What post-production was done on the sequences?
Post-production has been limited to only that required: generally only that needed to set the 3D disparity. All post-production was done either floating point or minimum at 16-bits per component, 4:4:4, and each operation done on the video was checked to ensure that the original could be reproduced with zero change of data at 12-bits resolution (by applying the operation forwards then in reverse and checking that there was no difference with the original camera data input).
Do the sequences meet the Sky Television recommendations for 3D content?
BSkyB Television in the UK has recently launched a 3D TV channel. For content providers wishing to submit content, BSkyB has produced a specification of requirements.
Note: the information which is provided below has been paraphrased from the BSkyB document and inclusion of comments in the document below is for reference and convenience only; the original document from BSkyB should be referred to.

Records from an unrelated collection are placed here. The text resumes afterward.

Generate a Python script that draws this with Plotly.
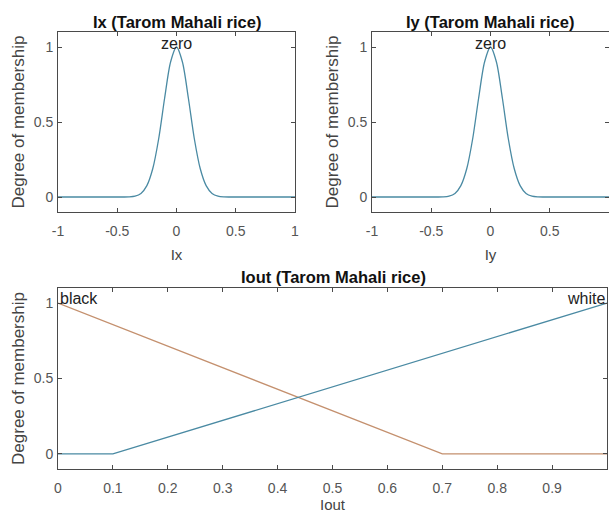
import plotly.graph_objects as go

# ---- data ----
gauss_x = [-1.0, -0.45, -0.4, -0.35, -0.3, -0.25, -0.2, -0.15, -0.1, -0.05, 0.0,
           0.05, 0.1, 0.15, 0.2, 0.25, 0.3, 0.35, 0.4, 0.45, 1.0]
ix_zero = [0.0, 0.0, 0.001, 0.006, 0.024, 0.076, 0.19, 0.39, 0.66, 0.90, 1.0,
           0.90, 0.66, 0.39, 0.19, 0.076, 0.024, 0.006, 0.001, 0.0, 0.0]
iy_zero = [0.0, 0.0, 0.001, 0.006, 0.024, 0.076, 0.19, 0.39, 0.66, 0.90, 1.0,
           0.90, 0.66, 0.39, 0.19, 0.076, 0.024, 0.006, 0.001, 0.0, 0.0]

iout_x_black = [0.0, 0.7, 1.0]
iout_black = [1.0, 0.0, 0.0]
iout_x_white = [0.0, 0.1, 1.0]
iout_white = [0.0, 0.0, 1.0]

top_ticks = [-1, -0.5, 0, 0.5, 1]
top_ticklabels = ["-1", "-0.5", "0", "0.5", "1"]
bot_ticks = [0, 0.1, 0.2, 0.3, 0.4, 0.5, 0.6, 0.7, 0.8, 0.9, 1]
bot_ticklabels = ["0", "0.1", "0.2", "0.3", "0.4", "0.5", "0.6", "0.7", "0.8", "0.9", "1"]
y_ticks = [0, 0.5, 1]
y_ticklabels = ["0", "0.5", "1"]

BLUE = "#4a8aa3"
ORANGE = "#c4906e"
AXC = "#4a4a4a"
TXT = "#555555"
FONT = "Liberation Sans, Arial, sans-serif"

W, H = 609, 513

def px_x(a):
    return a / W

def px_y(a):
    return 1 - a / H

fig = go.Figure()

fig.add_trace(go.Scatter(x=gauss_x, y=ix_zero, mode="lines", line=dict(color=BLUE, width=1.3, shape="spline", smoothing=0.8),
                         xaxis="x", yaxis="y", showlegend=False))
fig.add_trace(go.Scatter(x=gauss_x, y=iy_zero, mode="lines", line=dict(color=BLUE, width=1.3, shape="spline", smoothing=0.8),
                         xaxis="x2", yaxis="y2", showlegend=False))
fig.add_trace(go.Scatter(x=iout_x_black, y=iout_black, mode="lines", line=dict(color=ORANGE, width=1.3),
                         xaxis="x3", yaxis="y3", showlegend=False))
fig.add_trace(go.Scatter(x=iout_x_white, y=iout_white, mode="lines", line=dict(color=BLUE, width=1.3),
                         xaxis="x3", yaxis="y3", showlegend=False))

def xax(domain, anchor, rng, ticks, labels, title):
    return dict(domain=domain, anchor=anchor, range=rng, tickvals=ticks, ticktext=labels,
                showgrid=False, zeroline=False, showline=True, linecolor=AXC, linewidth=1,
                mirror="allticks", ticks="inside", ticklen=4, tickcolor=AXC, automargin=False,
                tickfont=dict(size=14, color=TXT, family=FONT), ticklabelstandoff=6,
                title=dict(text=title, font=dict(size=15, color="#444444", family=FONT), standoff=11))

def yax(domain, anchor, title):
    return dict(domain=domain, anchor=anchor, range=[-0.1, 1.1], tickvals=y_ticks, ticktext=y_ticklabels,
                showgrid=False, zeroline=False, showline=True, linecolor=AXC, linewidth=1,
                mirror="allticks", ticks="inside", ticklen=4, tickcolor=AXC, automargin=False,
                tickfont=dict(size=14, color=TXT, family=FONT), ticklabelstandoff=1,
                title=dict(text=title, font=dict(size=17, color="#444444", family=FONT), standoff=4))

top_dom_y = [px_y(212), px_y(32)]
bot_dom_y = [px_y(469), px_y(288)]

fig.update_layout(
    width=W, height=H,
    margin=dict(l=0, r=0, t=0, b=0),
    paper_bgcolor="white", plot_bgcolor="white",
    font=dict(family=FONT),
    xaxis=xax([px_x(58), px_x(295)], "y", [-1, 1], top_ticks, top_ticklabels, "Ix"),
    yaxis=yax(top_dom_y, "x", "Degree of membership"),
    xaxis2=xax([px_x(372), px_x(609)], "y2", [-1, 1], top_ticks, top_ticklabels, "Iy"),
    yaxis2=yax(top_dom_y, "x2", "Degree of membership"),
    xaxis3=xax([px_x(58), px_x(607)], "y3", [0, 1], bot_ticks, bot_ticklabels, "Iout"),
    yaxis3=yax(bot_dom_y, "x3", "Degree of membership"),
)

title_font = dict(size=16.5, color="#111111", family=FONT)
label_font = dict(size=16, color="#222222", family=FONT)
annotations = [
    dict(text="<b>Ix (Tarom Mahali rice)</b>", xref="paper", yref="paper", x=px_x(177), y=px_y(22),
         xanchor="center", yanchor="middle", showarrow=False, font=title_font),
    dict(text="<b>Iy (Tarom Mahali rice)</b>", xref="paper", yref="paper", x=px_x(490), y=px_y(22),
         xanchor="center", yanchor="middle", showarrow=False, font=title_font),
    dict(text="<b>Iout (Tarom Mahali rice)</b>", xref="paper", yref="paper", x=px_x(333), y=px_y(277),
         xanchor="center", yanchor="middle", showarrow=False, font=title_font),
    dict(text="zero", xref="x", yref="y", x=0, y=1, xanchor="center", yanchor="bottom", yshift=-7,
         showarrow=False, font=label_font),
    dict(text="zero", xref="x2", yref="y2", x=0, y=1, xanchor="center", yanchor="bottom", yshift=-7,
         showarrow=False, font=label_font),
    dict(text="black", xref="x3", yref="y3", x=0, y=1, xanchor="left", yanchor="bottom", yshift=-6,
         showarrow=False, font=label_font),
    dict(text="white", xref="x3", yref="y3", x=1, y=1, xanchor="right", yanchor="bottom", yshift=-6,
         showarrow=False, font=label_font),
]
fig.update_layout(annotations=annotations)

fig.write_html("out.html", config={"displayModeBar": False},
               post_script="document.body.style.margin='0px';")
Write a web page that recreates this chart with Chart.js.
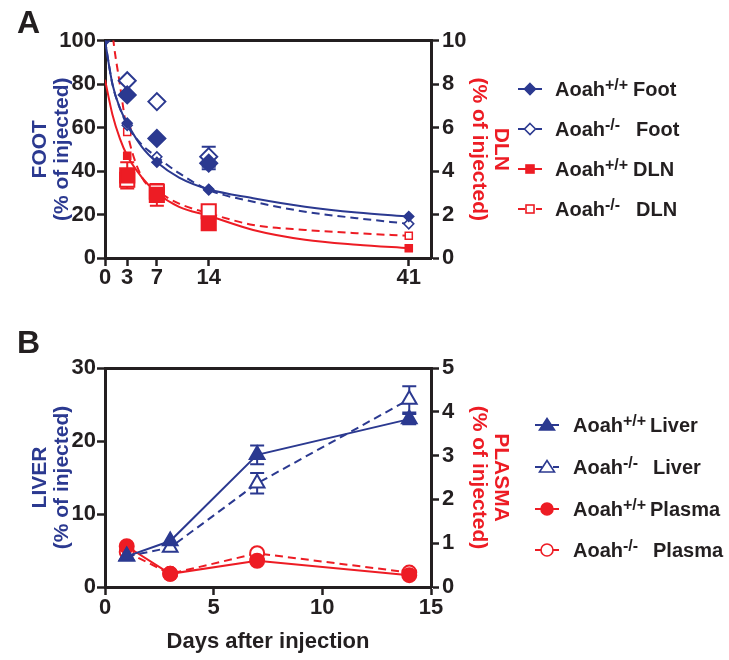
<!DOCTYPE html>
<html>
<head>
<meta charset="utf-8">
<title>Aoah clearance</title>
<script src="https://cdn.jsdelivr.net/npm/chart.js@4.4.1/dist/chart.umd.min.js"></script>
<style>
  body { margin: 0; background: #fff; }
  #page { position: relative; width: 729px; height: 660px; overflow: hidden; font-family: 'Liberation Sans', Arial, sans-serif; color: #231f20; }
  canvas { position: absolute; left: 0; }
  #chartA { top: 0; }
  #chartB { top: 330px; }
  .tag { position: absolute; font-size: 32px; font-weight: bold; line-height: 32px; }
  .row { position: absolute; height: 24px; line-height: 24px; font-size: 20px; font-weight: bold; white-space: nowrap; }
  .row svg { position: absolute; top: 0; }
  .row .txt { position: absolute; top: 0; }
  .row .g { display: inline-block; }
  sup { font-size: 16px; vertical-align: baseline; position: relative; top: -6px; }
</style>
</head>
<body>
<div id="page">
  <canvas id="chartA" width="729" height="300"></canvas>
  <canvas id="chartB" width="729" height="330"></canvas>
  <div class="tag" style="left:17px;top:6px">A</div>
  <div class="tag" style="left:17px;top:326px">B</div>
  <div id="legendA"></div>
  <div id="legendB"></div>
</div>
<script>
// Panel A - foot / DLN, % of injected
const xTicksA = [0, 3, 7, 14, 41];
const meanDaysA = [3, 7, 14];
const fitDaysA = [0, 1, 2, 3, 5, 7, 10, 14, 20, 27, 34, 41];
const fitDaysDlnKo = [0.5, 1, 2, 3, 5, 7, 10, 14, 20, 27, 34, 41];

const footWtFit = [100, 80, 69, 62, 51, 44, 37, 31.6, 27.5, 23.6, 20.9, 19.1];
const footKoFit = [100, 80, 69, 61, 52, 46.5, 39, 31.3, 25.9, 21.3, 18.3, 15.7];
const dlnWtFit = [8.2, 6.6, 5.5, 4.7, 3.7, 3.0, 2.35, 1.94, 1.29, 0.84, 0.61, 0.45];
const dlnKoFit = [12.5, 10.4, 8.0, 5.8, 3.7, 3.1, 2.5, 2.06, 1.52, 1.29, 1.14, 1.02];

const footWtMean = [75, 55, 43.6];
const footWtErr = [0, 0, 2.8];
const footKoMean = [81.5, 71.9, 46.6];
const footKoErr = [0, 0, 4.6];
const dlnWtMean = [3.8, 2.9, 1.6];
const dlnWtErr = [0.6, 0.5, 0.2];
const dlnKoMean = [3.6, 3.05, 2.15];
const dlnKoErr = [0.3, 0.3, 0.1];

// Panel B - liver / plasma
const daysB = [1, 3, 7, 14];
const liverWt = [4.2, 6.3, 18.1, 23.0];
const liverWtErr = [0, 0, 1.3, 0.7];
const liverKo = [4.2, 5.4, 14.2, 25.7];
const liverKoErr = [0, 0, 1.4, 1.8];
const plasmaWt = [0.93, 0.3, 0.6, 0.27];
const plasmaKo = [0.8, 0.3, 0.77, 0.33];

const legendA = [['+/+', 'Foot'], ['-/-', 'Foot'], ['+/+', 'DLN'], ['-/-', 'DLN']];
const legendB = [['+/+', 'Liver'], ['-/-', 'Liver'], ['+/+', 'Plasma'], ['-/-', 'Plasma']];

const blue = '#2b3990';
const red = '#ed1c24';
const ink = '#231f20';

Chart.defaults.font.family = "'Liberation Sans', Arial, sans-serif";

function pts(xs, ys) {
    return xs.map(function (x, i) { return { x: x, y: ys[i] }; });
}

// error bars, drawn behind the markers
const errorBars = {
    id: 'errorBars',
    beforeDatasetsDraw: function (chart) {
        const ctx = chart.ctx;
        chart.data.datasets.forEach(function (ds, i) {
            if (!ds.errors) return;
            const meta = chart.getDatasetMeta(i);
            const ys = chart.scales[ds.yAxisID];
            ctx.save();
            ctx.strokeStyle = ds.borderColor;
            ctx.lineWidth = 2;
            meta.data.forEach(function (pt, j) {
                const e = ds.errors[j];
                if (!e) return;
                const v = ds.data[j].y;
                const t = ys.getPixelForValue(v + e);
                const b = ys.getPixelForValue(v - e);
                ctx.beginPath();
                ctx.moveTo(pt.x, t); ctx.lineTo(pt.x, b);
                ctx.moveTo(pt.x - 7, t); ctx.lineTo(pt.x + 7, t);
                ctx.moveTo(pt.x - 7, b); ctx.lineTo(pt.x + 7, b);
                ctx.stroke();
            });
            ctx.restore();
        });
    }
};

function yAxis(pos, min, max, step, width, title, color, titlePad, labelPad) {
    return {
        type: 'linear', position: pos, min: min, max: max,
        ticks: { stepSize: step, color: ink, padding: labelPad, font: { size: 22, weight: 'bold', lineHeight: 1 } },
        grid: { display: true, drawOnChartArea: false, drawTicks: true, tickLength: 8, tickWidth: 2.5, tickColor: ink },
        border: { display: true, color: ink, width: 3 },
        title: { display: true, text: title, color: color, padding: { top: titlePad, bottom: 0 }, font: { size: 21, weight: 'bold', lineHeight: 1.05 } },
        afterFit: function (s) { s.width = width; }
    };
}

function topFrame() {
    return {
        type: 'linear', position: 'top', min: 0, max: 1,
        ticks: { display: false },
        grid: { display: false },
        border: { display: true, color: ink, width: 3 },
        afterFit: function (s) { s.height = 0; }
    };
}

function fitSet(xs, ys, color, dashed, axis, style, markDays, filled) {
    return {
        data: pts(xs, ys), yAxisID: axis,
        borderColor: color, borderWidth: 2, borderDash: dashed ? [8, 5] : [],
        cubicInterpolationMode: 'monotone', fill: false,
        pointStyle: style,
        pointRadius: function (c) { return markDays.indexOf(xs[c.dataIndex]) >= 0 ? 5 : 0; },
        pointBackgroundColor: filled ? color : '#fff',
        pointBorderColor: color, pointBorderWidth: 1.5
    };
}

function meanSet(xs, ys, errs, color, axis, style, radius, filled) {
    return {
        data: pts(xs, ys), yAxisID: axis, errors: errs,
        showLine: false, borderColor: color,
        pointStyle: style, pointRadius: radius,
        pointBackgroundColor: filled ? color : '#fff',
        pointBorderColor: color, pointBorderWidth: 2
    };
}

function lineSet(xs, ys, errs, color, dashed, axis, style, radius, filled) {
    return {
        data: pts(xs, ys), yAxisID: axis, errors: errs,
        borderColor: color, borderWidth: 2, borderDash: dashed ? [8, 5] : [],
        tension: 0, fill: false,
        pointStyle: style, pointRadius: radius,
        pointBackgroundColor: filled ? color : '#fff',
        pointBorderColor: color, pointBorderWidth: 2
    };
}

function createPanelA() {
    const ctx = document.getElementById('chartA').getContext('2d');
    new Chart(ctx, {
        type: 'line',
        data: {
            datasets: [
                meanSet(meanDaysA, footWtMean, footWtErr, blue, 'y', 'rectRot', 8.5, true),
                meanSet(meanDaysA, footKoMean, footKoErr, blue, 'y', 'rectRot', 8.5, false),
                meanSet(meanDaysA, dlnWtMean, dlnWtErr, red, 'y1', 'rect', 10, true),
                meanSet(meanDaysA, dlnKoMean, dlnKoErr, red, 'y1', 'rect', 10, false),
                fitSet(fitDaysA, footWtFit, blue, false, 'y', 'rectRot', [0, 3, 7, 14, 41], true),
                fitSet(fitDaysA, footKoFit, blue, true, 'y', 'rectRot', [3, 7, 14, 41], false),
                fitSet(fitDaysA, dlnWtFit, red, false, 'y1', 'rect', [3, 7, 14, 41], true),
                fitSet(fitDaysDlnKo, dlnKoFit, red, true, 'y1', 'rect', [3, 7, 14, 41], false)
            ]
        },
        options: {
            responsive: false, animation: false, events: [],
            layout: { padding: { top: 40.5, left: 0, right: 0, bottom: 0 } },
            plugins: { legend: { display: false }, tooltip: { enabled: false } },
            scales: {
                x: {
                    type: 'linear', position: 'bottom', min: 0, max: 44,
                    afterBuildTicks: function (s) { s.ticks = xTicksA.map(function (v) { return { value: v }; }); },
                    ticks: { color: ink, padding: 1, autoSkip: false, maxRotation: 0, font: { size: 22, weight: 'bold', lineHeight: 1 } },
                    grid: { display: true, drawOnChartArea: false, drawTicks: true, tickLength: 8, tickWidth: 2.5, tickColor: ink },
                    border: { display: true, color: ink, width: 3 },
                    afterFit: function (s) { s.height = 42; }
                },
                xt: topFrame(),
                y: yAxis('left', 0, 100, 20, 105, ['FOOT', '(% of injected)'], blue, 29, 1),
                y1: yAxis('right', 0, 10, 2, 298, ['DLN', '(% of injected)'], red, 217, 3)
            }
        },
        plugins: [errorBars]
    });
}

function createPanelB() {
    const ctx = document.getElementById('chartB').getContext('2d');
    new Chart(ctx, {
        type: 'line',
        data: {
            datasets: [
                lineSet(daysB, liverWt, liverWtErr, blue, false, 'y', 'triangle', 8.5, true),
                lineSet(daysB, liverKo, liverKoErr, blue, true, 'y', 'triangle', 8.5, false),
                lineSet(daysB, plasmaWt, null, red, false, 'y1', 'circle', 7, true),
                lineSet(daysB, plasmaKo, null, red, true, 'y1', 'circle', 7, false)
            ]
        },
        options: {
            responsive: false, animation: false, events: [],
            layout: { padding: { top: 38, left: 0, right: 0, bottom: 0 } },
            plugins: { legend: { display: false }, tooltip: { enabled: false } },
            scales: {
                x: {
                    type: 'linear', position: 'bottom', min: 0, max: 15,
                    ticks: { stepSize: 5, color: ink, padding: 2, maxRotation: 0, font: { size: 22, weight: 'bold', lineHeight: 1 } },
                    grid: { display: true, drawOnChartArea: false, drawTicks: true, tickLength: 8, tickWidth: 2.5, tickColor: ink },
                    border: { display: true, color: ink, width: 3 },
                    title: { display: true, text: 'Days after injection', color: ink, padding: { top: 0, bottom: 5 }, font: { size: 22, weight: 'bold', lineHeight: 1.2 } },
                    afterFit: function (s) { s.height = 73; }
                },
                xt: topFrame(),
                y: yAxis('left', 0, 30, 10, 105, ['LIVER', '(% of injected)'], blue, 29, 1),
                y1: yAxis('right', 0, 5, 1, 298, ['PLASMA', '(% of injected)'], red, 217, 3)
            }
        },
        plugins: [errorBars]
    });
}

// legend swatches: line + marker
function swatch(color, dashed, shape, filled) {
    const fill = filled ? color : '#fff';
    let s = '<svg width="28" height="24" viewBox="0 0 28 24" style="left:0">';
    s += '<g stroke="' + color + '" stroke-width="2">';
    if (dashed) {
        s += '<line x1="2" y1="12" x2="9" y2="12"/><line x1="20" y1="12" x2="26" y2="12"/>';
    } else {
        s += '<line x1="2" y1="12" x2="26" y2="12"/>';
    }
    s += '</g><g fill="' + fill + '" stroke="' + color + '" stroke-width="1.6">';
    if (shape === 'diamond') s += '<polygon points="14,6.5 19.5,12 14,17.5 8.5,12"/>';
    if (shape === 'square') s += '<rect x="10" y="8" width="8" height="8"/>';
    if (shape === 'triangle') s += '<polygon points="14,5.5 21.5,17 6.5,17"/>';
    if (shape === 'circle') s += '<circle cx="14" cy="12" r="6"/>';
    s += '</g></svg>';
    return s;
}

function buildLegend(id, labels, shapes, tops, swLeft, txtLeft, gWidths) {
    const box = document.getElementById(id);
    labels.forEach(function (lb, i) {
        const sh = shapes[i];
        const row = document.createElement('div');
        row.className = 'row';
        row.style.left = swLeft + 'px';
        row.style.top = tops[i] + 'px';
        row.innerHTML = swatch(sh[0], sh[1], sh[2], sh[3]) +
            '<span class="txt" style="left:' + (txtLeft - swLeft) + 'px"><span class="g" style="width:' + gWidths[i % 2] + 'px">Aoah<sup>' + lb[0] + '</sup></span>' + lb[1] + '</span>';
        box.appendChild(row);
    });
}

createPanelA();
createPanelB();

buildLegend('legendA', legendA,
    [[blue, false, 'diamond', true], [blue, true, 'diamond', false], [red, false, 'square', true], [red, true, 'square', false]],
    [76.5, 116.5, 156.5, 196.5], 516, 555, [78, 81]);
buildLegend('legendB', legendB,
    [[blue, false, 'triangle', true], [blue, true, 'triangle', false], [red, false, 'circle', true], [red, true, 'circle', false]],
    [413, 454.5, 496.5, 538], 533, 573, [77, 80]);
</script>
</body>
</html>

- Negative disparity should not exceed 1% for majority of the time
- Positive disparity should not exceed 2% for majority of the time
- Peak (transitory) negative disparity should not exceed 2.5%
- Peak (transitory) positive disparity should not exceed 4%
These values are given for a screen size of 46" to 70" diagonal (1.2m to 1.8m); recommended viewer distance is not stated.
Where the description of each sequence states if the sequence is 'Within the Sky spec' in sections 3DN.03 and 3DN.06 for each sequence it is the above limits which are referenced.
What about the T3vid logo?
The T3vid logo has deliberately not been made 3D, in order to have as little impact as possible on encoders which do differential encoding (i.e. encode the difference in the Right from the Left).
It is also aligned on a 16-bit macroblock boundary, is static throughout the sequence and is of a dark color, designed to be unobtrusive: when viewing the video, in practice it can easily be ignored (although it is generally not at the apparent depth of the nearby video or at screen plane depth).